With how much AI has taken over all conversations, it is critical to remember how fundamental search is to customer experience within DXPs past, present, and future.
CMS Experts Group London: peer conversations that matter
Later in the afternoon, I joined the CMS Experts Group London session, hosted at the headquarter of MSQ DX in Covent Garden. The vibe felt like stepping onto the set of a Netflix show about a modern agency: layout, décor, energy, the whole thing… capped by a built-in 5pm happy hour.
One of my favourite parts of this community is getting dropped into all these contexts — vendor offices, agencies, partners — across different cities and cultures. Digital is global, but the way teams work is still deeply local.
The session itself was crisp and conversational: autocreation and workflows, accessibility, the future of content operations, GEO and AEO, and of course AI. Then we rolled straight into MSQ’s Thursday happy hour ritual and added our own fuel: Pizza Pilgrims.
As a New York City guy who knows a thing or two about pizza, I was pleasantly surprised. London did its thing.
One final thing connecting the two afternoon events: MSQ DX won Optimizely’s Customer Choice Partner of the Year.

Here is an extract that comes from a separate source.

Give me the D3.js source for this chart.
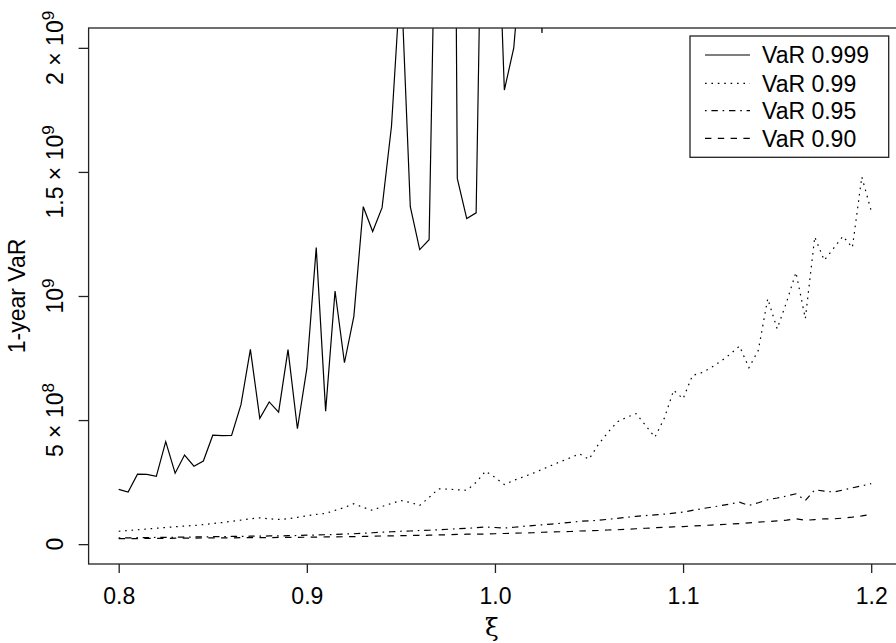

London lessons and late-night perspective
Quick London travel lesson: Uber is not always the move. In central London, between congestion charges, construction, and traffic patterns, it can take as long to go two miles in a car as it does to walk it. Locals told me next time to trust the black cabs. They can use bus lanes, which is basically like having an offensive line clearing the way.
A few of us closed out the night with our own improvised pub crawl — rooftops, Chinatown, basement wine bars, conversations on cobblestone — the kind of night that reminds you conferences aren’t just about content.
They’re about connection.
Day 2 takeaway: the future is agentic, but the magic is still human.